Gone are the days where you simply held your age in bonds, as investors are living some 20, 25 or 30 years after they retire, many of whom are daunted by the fact that they could end up potless as they failed to account for their on-going survival.
A number of firms have set their stalls out to tackle this issue through the multi-asset route by using a number of active, balanced, managed and cautious portfolios to form a DC pension scheme solution for investors to travel down the route to retirement.
Fidelity’s own lifestyle portfolios stick out in particular, with an initial series of seven funds which match up to a client’s possible retirement date before being ploughed into an income fund at retirement.
All of these are packaged solutions that hold water, but do they have the whole answer to the equation? Probably not for those who live into their eighties and nineties.

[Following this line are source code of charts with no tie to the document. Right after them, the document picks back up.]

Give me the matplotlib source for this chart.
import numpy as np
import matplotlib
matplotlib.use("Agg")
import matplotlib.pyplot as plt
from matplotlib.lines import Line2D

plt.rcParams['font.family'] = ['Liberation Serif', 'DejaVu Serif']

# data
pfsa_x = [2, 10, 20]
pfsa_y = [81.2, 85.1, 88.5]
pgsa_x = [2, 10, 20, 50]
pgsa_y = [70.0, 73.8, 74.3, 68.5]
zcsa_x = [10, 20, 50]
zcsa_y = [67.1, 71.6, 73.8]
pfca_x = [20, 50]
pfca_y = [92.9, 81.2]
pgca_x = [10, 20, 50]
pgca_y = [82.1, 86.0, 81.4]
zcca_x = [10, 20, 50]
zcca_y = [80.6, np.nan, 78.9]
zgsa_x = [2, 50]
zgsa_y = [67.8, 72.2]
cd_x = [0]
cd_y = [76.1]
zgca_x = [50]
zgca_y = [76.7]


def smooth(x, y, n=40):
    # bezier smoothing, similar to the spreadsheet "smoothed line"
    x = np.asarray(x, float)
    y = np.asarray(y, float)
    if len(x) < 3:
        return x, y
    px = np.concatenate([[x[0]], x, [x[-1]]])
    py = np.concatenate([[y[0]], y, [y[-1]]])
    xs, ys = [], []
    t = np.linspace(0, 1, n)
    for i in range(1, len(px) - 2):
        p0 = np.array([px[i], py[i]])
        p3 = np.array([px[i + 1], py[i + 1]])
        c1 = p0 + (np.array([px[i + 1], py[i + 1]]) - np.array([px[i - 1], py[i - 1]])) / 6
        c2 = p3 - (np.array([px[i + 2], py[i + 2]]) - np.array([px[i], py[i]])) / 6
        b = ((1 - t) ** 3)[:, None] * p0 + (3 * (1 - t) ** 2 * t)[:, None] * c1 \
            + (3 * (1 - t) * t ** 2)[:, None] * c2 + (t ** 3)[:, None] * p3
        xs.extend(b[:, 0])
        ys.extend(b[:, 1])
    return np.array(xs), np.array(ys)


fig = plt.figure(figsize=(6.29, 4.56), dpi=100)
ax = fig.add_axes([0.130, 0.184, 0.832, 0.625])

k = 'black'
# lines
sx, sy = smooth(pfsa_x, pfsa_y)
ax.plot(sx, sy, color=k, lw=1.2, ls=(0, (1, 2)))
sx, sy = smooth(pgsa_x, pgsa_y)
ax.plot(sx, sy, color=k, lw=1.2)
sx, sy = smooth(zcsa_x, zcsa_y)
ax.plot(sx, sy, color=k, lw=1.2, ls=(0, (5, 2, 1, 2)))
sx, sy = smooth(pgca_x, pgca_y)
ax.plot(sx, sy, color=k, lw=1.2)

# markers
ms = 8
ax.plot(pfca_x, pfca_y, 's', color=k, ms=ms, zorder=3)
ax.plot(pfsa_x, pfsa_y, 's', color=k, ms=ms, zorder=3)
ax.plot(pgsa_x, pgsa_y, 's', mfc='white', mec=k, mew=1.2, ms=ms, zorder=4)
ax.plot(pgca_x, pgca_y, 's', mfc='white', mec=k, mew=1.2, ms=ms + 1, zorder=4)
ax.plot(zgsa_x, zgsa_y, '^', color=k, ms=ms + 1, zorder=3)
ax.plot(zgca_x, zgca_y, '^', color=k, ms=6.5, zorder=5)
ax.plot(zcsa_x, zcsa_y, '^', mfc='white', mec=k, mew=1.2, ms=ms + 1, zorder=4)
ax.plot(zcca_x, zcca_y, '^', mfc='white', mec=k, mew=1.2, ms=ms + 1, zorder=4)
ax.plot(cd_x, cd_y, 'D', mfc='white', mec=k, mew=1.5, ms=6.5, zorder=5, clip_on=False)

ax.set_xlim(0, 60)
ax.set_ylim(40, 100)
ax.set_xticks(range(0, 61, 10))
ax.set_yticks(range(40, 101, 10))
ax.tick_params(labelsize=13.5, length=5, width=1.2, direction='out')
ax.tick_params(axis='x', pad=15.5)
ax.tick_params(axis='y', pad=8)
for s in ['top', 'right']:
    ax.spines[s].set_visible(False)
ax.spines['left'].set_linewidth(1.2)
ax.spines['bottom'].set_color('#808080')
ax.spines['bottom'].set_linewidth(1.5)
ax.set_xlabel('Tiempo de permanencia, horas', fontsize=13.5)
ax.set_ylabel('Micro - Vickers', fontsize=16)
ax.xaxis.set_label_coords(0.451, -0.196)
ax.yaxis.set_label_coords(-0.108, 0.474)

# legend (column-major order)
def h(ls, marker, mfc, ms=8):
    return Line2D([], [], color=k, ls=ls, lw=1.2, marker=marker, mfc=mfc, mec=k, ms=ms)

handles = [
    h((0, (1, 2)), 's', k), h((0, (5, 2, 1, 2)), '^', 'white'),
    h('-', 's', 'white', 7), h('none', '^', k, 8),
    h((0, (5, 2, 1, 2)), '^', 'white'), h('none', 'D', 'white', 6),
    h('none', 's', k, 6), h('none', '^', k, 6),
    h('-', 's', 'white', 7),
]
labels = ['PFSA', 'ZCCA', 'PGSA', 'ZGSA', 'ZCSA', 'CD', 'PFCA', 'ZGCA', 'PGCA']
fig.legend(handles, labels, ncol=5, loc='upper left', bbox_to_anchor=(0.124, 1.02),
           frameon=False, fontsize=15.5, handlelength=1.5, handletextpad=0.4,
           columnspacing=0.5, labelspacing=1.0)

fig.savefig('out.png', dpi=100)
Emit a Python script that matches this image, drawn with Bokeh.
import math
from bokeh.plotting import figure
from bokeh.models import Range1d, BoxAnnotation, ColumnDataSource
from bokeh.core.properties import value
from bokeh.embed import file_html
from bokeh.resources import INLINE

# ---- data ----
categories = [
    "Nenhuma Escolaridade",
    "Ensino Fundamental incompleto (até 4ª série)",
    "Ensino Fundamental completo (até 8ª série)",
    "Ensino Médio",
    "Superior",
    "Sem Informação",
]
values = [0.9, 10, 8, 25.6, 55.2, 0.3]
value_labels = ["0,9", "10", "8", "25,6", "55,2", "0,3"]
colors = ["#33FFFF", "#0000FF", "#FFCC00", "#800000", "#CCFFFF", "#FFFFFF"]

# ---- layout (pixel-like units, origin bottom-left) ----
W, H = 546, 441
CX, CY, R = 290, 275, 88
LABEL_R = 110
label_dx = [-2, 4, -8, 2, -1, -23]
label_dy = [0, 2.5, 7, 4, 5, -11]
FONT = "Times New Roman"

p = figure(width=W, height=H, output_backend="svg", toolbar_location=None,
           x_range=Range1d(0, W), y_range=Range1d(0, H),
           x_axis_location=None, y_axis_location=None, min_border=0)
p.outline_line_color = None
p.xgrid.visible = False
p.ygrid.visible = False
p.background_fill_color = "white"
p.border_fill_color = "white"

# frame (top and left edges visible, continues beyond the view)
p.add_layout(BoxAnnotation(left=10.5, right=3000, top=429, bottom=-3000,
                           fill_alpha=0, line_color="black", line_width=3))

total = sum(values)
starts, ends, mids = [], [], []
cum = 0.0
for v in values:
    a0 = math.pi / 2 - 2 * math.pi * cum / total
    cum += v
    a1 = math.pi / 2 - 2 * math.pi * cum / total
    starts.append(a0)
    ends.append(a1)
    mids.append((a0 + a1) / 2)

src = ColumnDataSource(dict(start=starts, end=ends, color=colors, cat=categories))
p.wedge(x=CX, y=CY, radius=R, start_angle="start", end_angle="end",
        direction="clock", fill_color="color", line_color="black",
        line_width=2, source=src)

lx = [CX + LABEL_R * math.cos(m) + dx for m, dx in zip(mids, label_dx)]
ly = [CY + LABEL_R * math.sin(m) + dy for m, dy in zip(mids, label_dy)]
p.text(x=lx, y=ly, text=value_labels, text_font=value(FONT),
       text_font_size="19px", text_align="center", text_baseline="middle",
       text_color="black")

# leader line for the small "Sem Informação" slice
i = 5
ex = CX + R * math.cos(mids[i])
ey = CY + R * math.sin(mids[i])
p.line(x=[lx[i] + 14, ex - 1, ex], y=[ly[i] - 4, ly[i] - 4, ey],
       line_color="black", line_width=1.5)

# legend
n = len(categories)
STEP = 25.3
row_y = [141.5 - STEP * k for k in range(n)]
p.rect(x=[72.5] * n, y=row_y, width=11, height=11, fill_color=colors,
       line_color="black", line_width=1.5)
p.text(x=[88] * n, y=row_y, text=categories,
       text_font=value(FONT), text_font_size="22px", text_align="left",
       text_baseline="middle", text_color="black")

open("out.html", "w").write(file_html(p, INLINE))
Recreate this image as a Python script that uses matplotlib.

Cue Schroder’s chief investment officer Alan Brown’s call for the possible reintroduction of a civilised version of tontines.
What an interesting idea. Although they have had something of a sordid past they do in their own strange way offer the perfect solution for those who have grown fond of their free bus pass.
Tontines have something of a colourful past going right back to their origins in the 17th century, with both France and Italy laying claim to being their birthplace.
In short, a tontine is a mixture of a group annuity, group life insurance and a lottery. Each investor pays money into the trust and receives dividends over certain periods with the last surviving member scooping the remaining assets.
In a way it’s the ultimate Big Brother game, where survival means success. But as you’d expect controversy followed in tow as investors began to perish in strange circumstances, leading to a ban in both the US and the UK.
Though Brown does not want a return to those days, he feels that having a group of 65 year-olds pay lump sums into a tontine and then allowing those who have survived at 85 to recoup the returns could be the answer to all some of the current retirement problems facing the nation.
Hargreaves Lansdown head of pensions research Tom McPhail says: “As a concept the idea is fantastic and I’m all for innovation. It would just be a case of ensuring that strict regulation comes from the very top and stays stringent.”
I would agree, but whether the Government has the gusto to reinstate something that has the potential to go wrong in so many ways is something I would be very surprised to see.
The innovation is there, but it would be a case of the framework needing to be right from the top down. If it wasn’t heads would roll, in more ways than one.